▶ Data lines:
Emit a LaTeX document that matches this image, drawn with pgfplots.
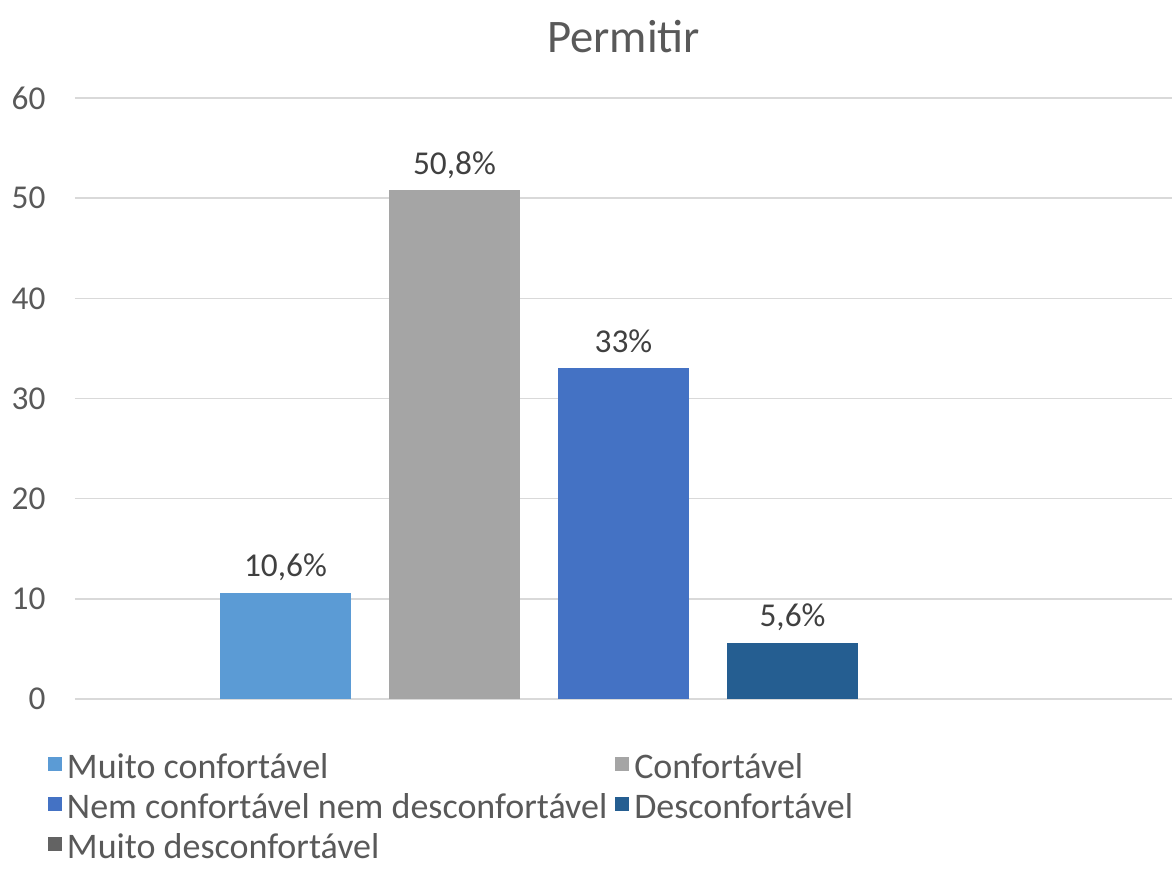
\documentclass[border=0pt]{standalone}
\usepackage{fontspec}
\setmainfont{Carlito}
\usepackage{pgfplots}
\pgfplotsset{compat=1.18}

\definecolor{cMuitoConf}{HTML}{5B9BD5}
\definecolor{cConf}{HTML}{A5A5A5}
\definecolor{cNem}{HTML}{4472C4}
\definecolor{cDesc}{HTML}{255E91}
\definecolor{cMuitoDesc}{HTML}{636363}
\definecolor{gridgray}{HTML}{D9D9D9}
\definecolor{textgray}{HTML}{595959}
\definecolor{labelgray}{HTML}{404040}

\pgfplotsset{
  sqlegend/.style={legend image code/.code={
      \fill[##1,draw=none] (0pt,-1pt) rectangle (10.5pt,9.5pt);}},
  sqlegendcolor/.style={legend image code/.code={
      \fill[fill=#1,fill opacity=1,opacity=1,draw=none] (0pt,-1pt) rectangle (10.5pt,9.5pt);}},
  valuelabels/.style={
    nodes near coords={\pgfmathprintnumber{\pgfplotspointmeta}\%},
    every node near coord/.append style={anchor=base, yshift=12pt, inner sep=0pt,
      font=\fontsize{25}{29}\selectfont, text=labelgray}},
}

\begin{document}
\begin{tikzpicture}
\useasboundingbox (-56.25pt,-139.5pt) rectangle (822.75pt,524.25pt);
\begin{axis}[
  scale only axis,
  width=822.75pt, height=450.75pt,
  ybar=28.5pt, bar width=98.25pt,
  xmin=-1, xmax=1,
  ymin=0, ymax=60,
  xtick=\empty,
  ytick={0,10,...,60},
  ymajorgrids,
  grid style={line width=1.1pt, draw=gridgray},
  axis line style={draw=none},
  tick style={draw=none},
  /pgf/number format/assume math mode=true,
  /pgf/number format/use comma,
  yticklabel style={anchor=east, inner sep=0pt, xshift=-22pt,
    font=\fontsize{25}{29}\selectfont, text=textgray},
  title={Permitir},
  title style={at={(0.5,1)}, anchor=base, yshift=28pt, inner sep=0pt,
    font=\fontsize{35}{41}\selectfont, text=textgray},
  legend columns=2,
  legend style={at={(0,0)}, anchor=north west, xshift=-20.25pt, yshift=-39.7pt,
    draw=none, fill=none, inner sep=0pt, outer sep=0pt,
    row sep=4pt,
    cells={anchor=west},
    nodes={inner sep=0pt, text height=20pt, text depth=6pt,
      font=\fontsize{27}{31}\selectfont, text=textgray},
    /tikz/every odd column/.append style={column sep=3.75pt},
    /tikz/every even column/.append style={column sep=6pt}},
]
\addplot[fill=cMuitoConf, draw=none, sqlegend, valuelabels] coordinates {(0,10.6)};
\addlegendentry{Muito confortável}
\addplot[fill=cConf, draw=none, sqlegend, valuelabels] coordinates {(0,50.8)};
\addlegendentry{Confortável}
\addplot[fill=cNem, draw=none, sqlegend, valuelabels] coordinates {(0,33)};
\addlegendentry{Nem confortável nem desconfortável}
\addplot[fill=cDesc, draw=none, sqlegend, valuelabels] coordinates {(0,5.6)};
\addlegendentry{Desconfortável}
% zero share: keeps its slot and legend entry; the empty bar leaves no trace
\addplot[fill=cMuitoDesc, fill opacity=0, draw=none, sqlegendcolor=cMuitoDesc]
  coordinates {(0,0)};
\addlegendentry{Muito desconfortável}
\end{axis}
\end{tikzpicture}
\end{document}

▶ Exercise goal:
Repeat the material verbatim. Do not carry over any picture.

▶ Response to this task:
Emit a LaTeX document that matches this image, drawn with pgfplots.
\documentclass[border=0pt]{standalone}
\usepackage{fontspec}
\setmainfont{Carlito}
\usepackage{pgfplots}
\pgfplotsset{compat=1.18}

\definecolor{cMuitoConf}{HTML}{5B9BD5}
\definecolor{cConf}{HTML}{A5A5A5}
\definecolor{cNem}{HTML}{4472C4}
\definecolor{cDesc}{HTML}{255E91}
\definecolor{cMuitoDesc}{HTML}{636363}
\definecolor{gridgray}{HTML}{D9D9D9}
\definecolor{textgray}{HTML}{595959}
\definecolor{labelgray}{HTML}{404040}

\pgfplotsset{
  sqlegend/.style={legend image code/.code={
      \fill[##1,draw=none] (0pt,-1pt) rectangle (10.5pt,9.5pt);}},
  sqlegendcolor/.style={legend image code/.code={
      \fill[fill=#1,fill opacity=1,opacity=1,draw=none] (0pt,-1pt) rectangle (10.5pt,9.5pt);}},
  valuelabels/.style={
    nodes near coords={\pgfmathprintnumber{\pgfplotspointmeta}\%},
    every node near coord/.append style={anchor=base, yshift=12pt, inner sep=0pt,
      font=\fontsize{25}{29}\selectfont, text=labelgray}},
}

\begin{document}
\begin{tikzpicture}
\useasboundingbox (-56.25pt,-139.5pt) rectangle (822.75pt,524.25pt);
\begin{axis}[
  scale only axis,
  width=822.75pt, height=450.75pt,
  ybar=28.5pt, bar width=98.25pt,
  xmin=-1, xmax=1,
  ymin=0, ymax=60,
  xtick=\empty,
  ytick={0,10,...,60},
  ymajorgrids,
  grid style={line width=1.1pt, draw=gridgray},
  axis line style={draw=none},
  tick style={draw=none},
  /pgf/number format/assume math mode=true,
  /pgf/number format/use comma,
  yticklabel style={anchor=east, inner sep=0pt, xshift=-22pt,
    font=\fontsize{25}{29}\selectfont, text=textgray},
  title={Permitir},
  title style={at={(0.5,1)}, anchor=base, yshift=28pt, inner sep=0pt,
    font=\fontsize{35}{41}\selectfont, text=textgray},
  legend columns=2,
  legend style={at={(0,0)}, anchor=north west, xshift=-20.25pt, yshift=-39.7pt,
    draw=none, fill=none, inner sep=0pt, outer sep=0pt,
    row sep=4pt,
    cells={anchor=west},
    nodes={inner sep=0pt, text height=20pt, text depth=6pt,
      font=\fontsize{27}{31}\selectfont, text=textgray},
    /tikz/every odd column/.append style={column sep=3.75pt},
    /tikz/every even column/.append style={column sep=6pt}},
]
\addplot[fill=cMuitoConf, draw=none, sqlegend, valuelabels] coordinates {(0,10.6)};
\addlegendentry{Muito confortável}
\addplot[fill=cConf, draw=none, sqlegend, valuelabels] coordinates {(0,50.8)};
\addlegendentry{Confortável}
\addplot[fill=cNem, draw=none, sqlegend, valuelabels] coordinates {(0,33)};
\addlegendentry{Nem confortável nem desconfortável}
\addplot[fill=cDesc, draw=none, sqlegend, valuelabels] coordinates {(0,5.6)};
\addlegendentry{Desconfortável}
% zero share: keeps its slot and legend entry; the empty bar leaves no trace
\addplot[fill=cMuitoDesc, fill opacity=0, draw=none, sqlegendcolor=cMuitoDesc]
  coordinates {(0,0)};
\addlegendentry{Muito desconfortável}
\end{axis}
\end{tikzpicture}
\end{document}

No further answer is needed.